Summers also attracted criticism for remarks he made in 2005 while president of Harvard University hypothesizing that women might lack an “intrinsic aptitude” for science and engineering. The Washington-based National Organization for Women cited Summers’s “obnoxious views” as only “part of the problem” in a July 25 statement backing Yellen, who would be the first female chairman.

The unprecedented public debate about who would be the best choice to succeed Bernanke threatened the central bank’s independence, according to Richard Fisher, president of the Dallas Fed, who added that the Obama administration botched the nomination process.

“The White House has mishandled this terribly,” Fisher said Sept. 23 in response to a question from the audience after giving a speech in San Antonio, Texas. Choosing a new chairman “should not be a public debate,” and “we came within an inch of our lives of losing the independence that we have.”
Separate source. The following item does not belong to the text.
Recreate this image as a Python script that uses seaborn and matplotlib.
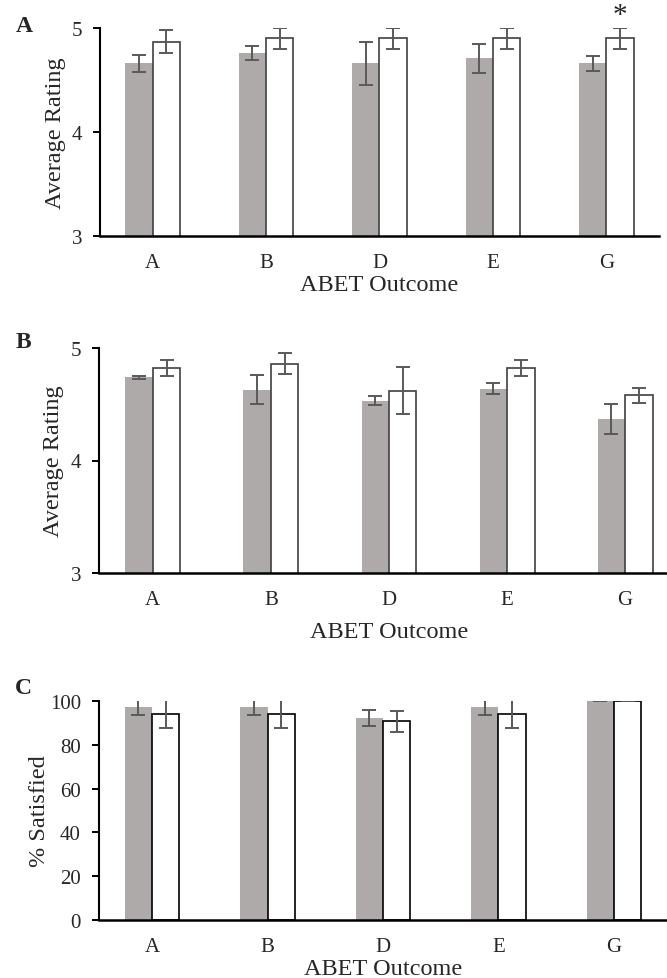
import seaborn as sns
import matplotlib.pyplot as plt
import pandas as pd

# ABET outcomes on the x axis
outcomes = ['A', 'B', 'D', 'E', 'G']
groups = ['Group 1', 'Group 2']

# Panel A - average rating
a_gray = [4.66, 4.76, 4.66, 4.71, 4.66]
a_gray_err = [0.08, 0.07, 0.21, 0.14, 0.07]
a_white = [4.87, 4.90, 4.90, 4.90, 4.90]
a_white_err = [0.115, 0.10, 0.10, 0.10, 0.10]

# Panel B - average rating
b_gray = [4.74, 4.63, 4.53, 4.64, 4.37]
b_gray_err = [0.015, 0.13, 0.04, 0.045, 0.13]
b_white = [4.82, 4.86, 4.62, 4.82, 4.58]
b_white_err = [0.07, 0.095, 0.21, 0.07, 0.065]

# Panel C - % satisfied
c_gray = [97.3, 97.3, 92.1, 97.3, 100]
c_gray_err = [3.5, 3.5, 3.6, 3.5, 0]
c_white = [94.2, 94.2, 90.7, 94.2, 100]
c_white_err = [6.7, 6.7, 4.9, 6.7, 0]

sns.set_theme(style='ticks')
plt.rcParams['font.family'] = ['Liberation Serif', 'DejaVu Serif']

GRAY = '#aeaaa9'
ERR = '#595959'

fig = plt.figure(figsize=(6.67, 9.79), dpi=100)

panels = [
    # label, label pos (px), rect, gray, gray err, white, white err, ylim, yticks, ylabel, edge, bar width, ylabelpad, xlabelpad
    ('A', (16, 27), [100 / 667, 1 - 237 / 979, 559 / 667, 208 / 979], a_gray, a_gray_err, a_white, a_white_err,
     (3, 5), [3, 4, 5], 'Average Rating', '#404040', 54 / 112, 4, 2),
    ('B', (16, 342), [99 / 667, 1 - 574 / 979, 580 / 667, 225 / 979], b_gray, b_gray_err, b_white, b_white_err,
     (3, 5), [3, 4, 5], 'Average Rating', '#404040', 54 / 116, 5, 9),
    ('C', (15, 688), [99 / 667, 1 - 921 / 979, 568 / 667, 219 / 979], c_gray, c_gray_err, c_white, c_white_err,
     (0, 100), [0, 20, 40, 60, 80, 100], '% Satisfied', '#000000', 54 / 114, 0, 2),
]

for label, lpos, rect, gray, gray_err, white, white_err, ylim, yticks, ylabel, edge, bw, ypad, xpad in panels:
    ax = fig.add_axes(rect)
    df = pd.DataFrame({
        'outcome': outcomes * 2,
        'value': gray + white,
        'group': [groups[0]] * len(outcomes) + [groups[1]] * len(outcomes),
    })
    sns.barplot(data=df, x='outcome', y='value', hue='group', palette=[GRAY, 'white'],
                width=bw, errorbar=None, saturation=1, legend=False, ax=ax)

    # white bars get a dark outline
    for bar in ax.containers[0]:
        bar.set_edgecolor('none')
    for bar in ax.containers[1]:
        bar.set_edgecolor(edge)
        bar.set_linewidth(1.2)

    # error bars on top of each bar
    for cont, errs in zip(ax.containers, [gray_err, white_err]):
        xs = [b.get_x() + b.get_width() / 2 for b in cont]
        ys = [b.get_height() for b in cont]
        ax.errorbar(xs, ys, yerr=errs, fmt='none', ecolor=ERR, elinewidth=1.4,
                    capsize=5, capthick=1.4, zorder=5)

    if label == 'A':
        bar = ax.containers[1][4]
        ax.annotate('*', (bar.get_x() + bar.get_width() / 2, white[4] + white_err[4]),
                    xytext=(0, 0), textcoords='offset points', ha='center', va='bottom',
                    fontsize=21, annotation_clip=False)

    ax.set_ylim(*ylim)
    ax.set_yticks(yticks)
    ax.set_ylabel(ylabel, fontsize=17.5, labelpad=ypad)
    ax.set_xlabel('ABET Outcome', fontsize=17.5, labelpad=xpad)
    ax.tick_params(axis='x', length=0, pad=12, labelsize=15)
    ax.tick_params(axis='y', length=5, width=1.4, pad=8, labelsize=15, color='black')
    sns.despine(ax=ax)
    ax.spines['left'].set_linewidth(1.5)
    ax.spines['bottom'].set_linewidth(1.8)
    ax.spines['left'].set_color('black')
    ax.spines['bottom'].set_color('black')

    # panel letter
    fig.text(lpos[0] / 667, 1 - lpos[1] / 979, label, fontsize=17, fontweight='bold',
             ha='left', va='center')

fig.savefig('out.png', dpi=100)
The Fed “must never be a political instrument,” and the scrutiny of both Summers and Yellen has been “denigrating” for the candidates, Fisher said. The White House should handle future nominations “with more grace.”

Extraordinary Measures

Fisher has repeatedly cautioned that the Fed’s extraordinary stimulus measures risked opening up the central bank to political interference. He dissented twice in 2011 against moves to push down long-term borrowing costs and to keep the benchmark rate near zero for a prolonged period.

The intensity of attention on the selection process reflects dissatisfaction with the state of the economy, Binder said. The Fed is currently failing on both its mandates, with unemployment at 7.3 percent in August -- above the 5 percent rate in December 2007 when the recession began -- and prices accelerating at a 1.2 percent annual rate, according to the personal-consumption-expenditures price index. The Fed targets inflation of 2 percent.

“So long as the state of the economy remains a public interest, its natural focus is going to be on who leads the Fed,” Binder said.